Politische Farbenlehre

Grafik: Pixabay

Obwohl ich politisch sehr interessiert bin, konnte ich mich noch nie durchringen, einer Partei beizutreten. Es gibt Gründe, die mich zur SPD hinziehen, es gibt welche, die für die Grünen sprechen.
Ich kenne CDU-Leute mit (meines Erachtens) sehr vernünftigen und bodenständigen Ansichten und war bisher der Meinung, auch wenn ich die FDP nicht wähle, hat sie ihre Berechtigung (seit einiger Zeit tut deren Erste-Reihe-Personal allerdings alles, um mich vom Gegenteil zu überzeugen).
Einzig zu den Rändern der Parteienlandschaft hat es mich noch nie hingezogen, weil ich weder in der einen noch in der anderen Richtung der Einseitigkeit erkennen kann, wie eine solche Politik Wähler vereinen und Interessenausgleich betreiben kann. Ganz davon abgesehen, dass ich in der menschenverachtenden Ideologie am rechten Rand die größte Gefahr für die Gesellschaft sehe.

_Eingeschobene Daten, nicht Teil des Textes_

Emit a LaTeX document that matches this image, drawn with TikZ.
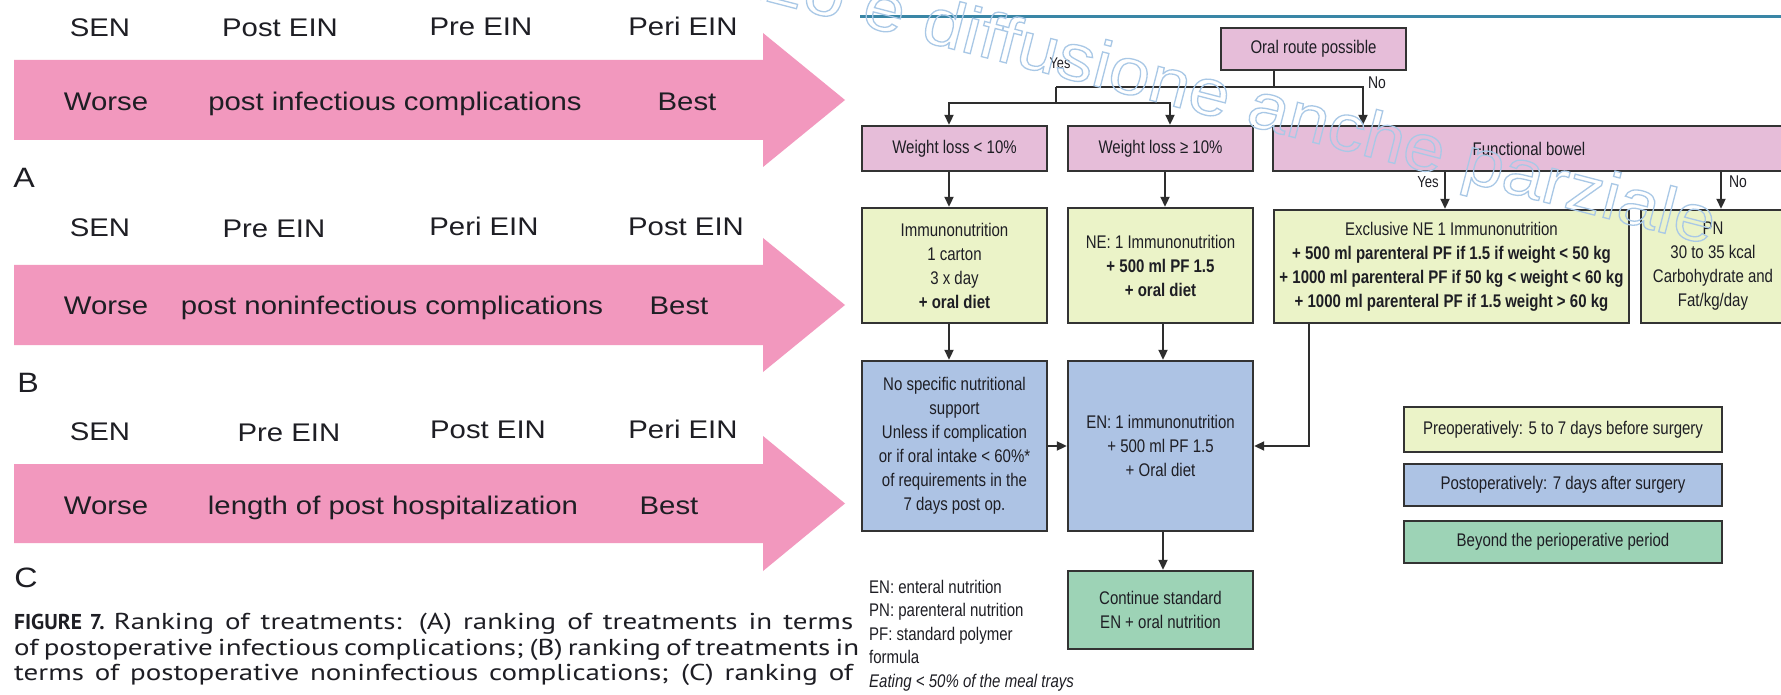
\documentclass[tikz,border=0pt]{standalone}
\usepackage{fontspec}
\setmainfont{Liberation Sans}
\newfontfamily\fc[FakeStretch=0.82]{Liberation Sans}
\newfontfamily\lf[FakeStretch=1.15]{Liberation Sans}
\newfontfamily\capf[FakeStretch=1.26]{PT Sans}
\newfontfamily\capfb{PT Sans}
\newfontfamily\wmf[FakeStretch=1.12]{Liberation Sans}
\usetikzlibrary{arrows.meta}
\definecolor{pinkarrow}{HTML}{F298BE}
\definecolor{pinkbox}{HTML}{E6BDD9}
\definecolor{yelbox}{HTML}{EBF3C8}
\definecolor{bluebox}{HTML}{ADC3E4}
\definecolor{greenbox}{HTML}{9DD3B6}
\definecolor{boxline}{HTML}{333333}
\definecolor{linec}{HTML}{2E2E2E}
\definecolor{txt}{HTML}{1E1E24}
\definecolor{rule}{HTML}{3A86A6}
\definecolor{wmblue}{HTML}{A9C8E6}
\newcommand{\flowfont}{\fc\fontsize{18.3pt}{24pt}\selectfont}
\newcommand{\leftfont}{\lf\fontsize{25.5pt}{30pt}\selectfont}
\newcommand{\capfont}{\capf\fontsize{23pt}{25.5pt}\selectfont}
\begin{document}
\begin{tikzpicture}[x=1pt,y=-1pt,
  ln/.style={draw=linec, line width=2pt},
  arr/.style={ln, -{Triangle[width=9pt,length=10pt]}},
  box/.style={draw=boxline, line width=2.4pt, align=center, inner sep=0pt, text=txt, font=\flowfont},
  pinkb/.style={box, fill=pinkbox},
  yelb/.style={box, fill=yelbox},
  blueb/.style={box, fill=bluebox},
  greenb/.style={box, fill=greenbox},
  lt/.style={anchor=base, inner sep=0pt, text=txt, font=\leftfont},
  letter/.style={anchor=base, inner sep=0pt, text=txt, font=\lf\fontsize{28pt}{32pt}\selectfont},
  lbl/.style={inner sep=0pt, text=txt, font=\fc\fontsize{17pt}{20pt}\selectfont},
  legt/.style={anchor=base west, inner sep=0pt, text=txt, font=\flowfont},
  capl/.style={anchor=base west, inner sep=0pt, text=txt, font=\capfont},
  band/.style={fill=pinkarrow},
]
\useasboundingbox (0,0) rectangle (1781,695);
\clip (0,0) rectangle (1781,695);
\fill[white] (0,0) rectangle (1781,695);

% ---------- left: ranking arrows ----------
\fill[band] (14,60) -- (763,60) -- (763,33) -- (845,100) -- (763,167) -- (763,140) -- (14,140) -- cycle;
\fill[band] (14,265) -- (763,265) -- (763,238) -- (845,305) -- (763,372) -- (763,345) -- (14,345) -- cycle;
\fill[band] (14,464) -- (763,464) -- (763,436) -- (845,503.5) -- (763,571) -- (763,543) -- (14,543) -- cycle;

\node[lt] (a1) at (100,37) {SEN};
\node[lt] (a2) at (280,37) {Post EIN};
\node[lt] (a3) at (481,36) {Pre EIN};
\node[lt] (a4) at (683,36) {Peri EIN};
\node[lt] (aw) at (106,111) {Worse};
\node[lt] (am) at (395,111) {post infectious complications};
\node[lt] (ab) at (687,111) {Best};
\node[letter] (la) at (24,188) {A};

\node[lt] (b1) at (100,237) {SEN};
\node[lt] (b2) at (274,238) {Pre EIN};
\node[lt] (b3) at (484,236) {Peri EIN};
\node[lt] (b4) at (686,236) {Post EIN};
\node[lt] (bw) at (106,314) {Worse};
\node[lt] (bm) at (392,314) {post noninfectious complications};
\node[lt] (bb) at (679,314) {Best};
\node[letter] (lb) at (28,392) {B};

\node[lt] (c1) at (100,440) {SEN};
\node[lt] (c2) at (289,441) {Pre EIN};
\node[lt] (c3) at (488,438) {Post EIN};
\node[lt] (c4) at (683,438) {Peri EIN};
\node[lt] (cw) at (106,514) {Worse};
\node[lt] (cm) at (393,514) {length of post hospitalization};
\node[lt] (cb) at (669,514) {Best};
\node[letter] (lc) at (26,587) {C};

\node[capl] (cap1) at (14,629) {\makebox[839pt][s]{{\capfb\fontsize{21.5pt}{25pt}\selectfont\bfseries FIGURE 7.}\hspace{0.4em}Ranking of treatments: (A) ranking of treatments in terms}};
\node[capl] (cap2) at (14,655) {\makebox[839pt][s]{of postoperative infectious complications; (B) ranking of treatments in}};
\node[capl] (cap3) at (14,680.5) {\makebox[839pt][s]{terms of postoperative noninfectious complications; (C) ranking of}};

% ---------- right: flowchart ----------
\draw[rule, line width=3pt] (860,17) -- (1781,17);

\node[pinkb, minimum width=185pt, minimum height=42pt] (oral) at (1313.5,49) {Oral route possible};
\node[pinkb, minimum width=185pt, minimum height=45pt] (wl1) at (954.5,148.5) {Weight loss < 10\%};
\node[pinkb, minimum width=185pt, minimum height=45pt] (wl2) at (1160.5,148.5) {Weight loss ≥ 10\%};
\node[pinkb, minimum width=512pt, minimum height=45pt] (fb) at (1529,148.5) {Functional bowel};

\node[yelb, minimum width=185pt, minimum height=115pt] (imm) at (954.5,265.5) {Immunonutrition\\1 carton\\3 x day\\\textbf{+ oral diet}};
\node[yelb, minimum width=185pt, minimum height=115pt] (ne) at (1160.5,265.5) {NE: 1 Immunonutrition\\\textbf{+ 500 ml PF 1.5}\\\textbf{+ oral diet}};
\node[yelb, minimum width=355pt, minimum height=113pt] (excl) at (1451.5,266.5) {Exclusive NE 1 Immunonutrition\\\textbf{+ 500 ml parenteral PF if 1.5 if weight < 50 kg}\\\textbf{+ 1000 ml parenteral PF if 50 kg < weight < 60 kg}\\\textbf{+ 1000 ml parenteral PF if 1.5 weight > 60 kg}};
\node[yelb, minimum width=144pt, minimum height=113pt] (pn) at (1713,266.5) {PN\\30 to 35 kcal\\Carbohydrate and\\Fat/kg/day};

\node[blueb, minimum width=185pt, minimum height=170pt] (nospec) at (954.5,446) {No specific nutritional\\support\\Unless if complication\\or if oral intake < 60\%*\\of requirements in the\\7 days post op.};
\node[blueb, minimum width=185pt, minimum height=170pt] (en) at (1160.5,446) {EN: 1 immunonutrition\\+ 500 ml PF 1.5\\+ Oral diet};
\node[greenb, minimum width=185pt, minimum height=78pt] (cont) at (1160.5,610) {Continue standard\\EN + oral nutrition};

\node[yelb, minimum width=318pt, minimum height=45pt] (kpre) at (1563,429.5) {Preoperatively: 5 to 7 days before surgery};
\node[blueb, minimum width=318pt, minimum height=42pt] (kpost) at (1563,485) {Postoperatively: 7 days after surgery};
\node[greenb, minimum width=318pt, minimum height=42pt] (kbey) at (1563,542) {Beyond the perioperative period};

\node[legt] (g1) at (869,593.5) {EN: enteral nutrition};
\node[legt] (g2) at (869,616.5) {PN: parenteral nutrition};
\node[legt] (g3) at (869,640.5) {PF: standard polymer};
\node[legt] (g4) at (869,663.5) {formula};
\node[legt] (g5) at (869,687.5) {\itshape Eating < 50\% of the meal trays};

% junction coordinates
\coordinate (j1) at (1274,87);
\coordinate (jl) at (1056,87);
\coordinate (jr) at (1363,87);
\coordinate (k) at (1056,103);
\coordinate (kl) at (949,103);
\coordinate (kr) at (1170,103);
\coordinate (xy) at (1445,0);
\coordinate (xn) at (1721,0);
\coordinate (xe) at (1309,0);
\coordinate (xl) at (949,0);
\coordinate (xm) at (1165,0);
\coordinate (xc) at (1163,0);

\draw[ln] (oral.south -| j1) -- (j1);
\draw[ln] (jl) -- (k);
\draw[arr] (jl) -- (jr) -- (jr |- fb.north);
\draw[arr] (k) -- (kl) -- (kl |- wl1.north);
\draw[arr] (k) -- (kr) -- (kr |- wl2.north);

\draw[arr] (wl1.south -| xl) -- (imm.north -| xl);
\draw[arr] (wl2.south -| xm) -- (ne.north -| xm);
\draw[arr] (fb.south -| xy) -- (excl.north -| xy);
\draw[arr] (fb.south -| xn) -- (pn.north -| xn);

\draw[arr] (imm.south -| xl) -- (nospec.north -| xl);
\draw[arr] (ne.south -| xc) -- (en.north -| xc);
\draw[arr] (nospec.east) -- (en.west);
\draw[arr] (excl.south -| xe) |- (en.east);
\draw[arr] (en.south -| xc) -- (cont.north -| xc);

\node[lbl, font=\fc\fontsize{15.5pt}{18pt}\selectfont] (yes1) at (1060,63) {Yes};
\node[lbl] (no1) at (1377,83) {No};
\node[lbl, font=\fc\fontsize{16pt}{18pt}\selectfont] (yes2) at (1428,182) {Yes};
\node[lbl] (no2) at (1738,182) {No};

% ---------- watermark ----------
\node[anchor=base east, rotate=-14.5, inner sep=0pt, text=wmblue, font=\wmf\fontsize{66pt}{70pt}\selectfont] (wm) at (1710,245)
  {\special{pdf:literal direct 1 Tr 1.3 w}utilizzo e diffusione anche parziale\special{pdf:literal direct 0 Tr}};
\end{tikzpicture}
\end{document}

Mich zugunsten einer Partei einschränken zu müssen, wie ich im Einzelfall Sachverhalte bewerte und Wahlentscheidungen treffe, hat mich abgehalten. Ich habe vor ein paar Jahren mal zu meinem Mann nur halb im Scherz gesagt, ich sei eine wandelnde ganz große Koalition.
Trotzdem denke ich in der letzten Zeit wieder vermehrt darüber nach, weil ich das Gefühl habe, im wahrsten Sinn des Wortes „Partei ergreifen“ zu müssen für die Werte, die mir wichtig sind.

Das bedeutet ja nicht, an der Tür zur Parteienzugehörigkeit alles auszublenden, was besser laufen könnte in der jeweiligen Partei. Denn auch hinter einem Logo, einer Farbe, versammeln sich ganz unterschiedliche Leute mit verschiedenen Erfahrungen und Biographien, die sie im besten Fall einsetzen, um für die Gesamtheit eine breite Wissensbasis zu schaffen und viele Stimmen zu Wort kommen zu lassen.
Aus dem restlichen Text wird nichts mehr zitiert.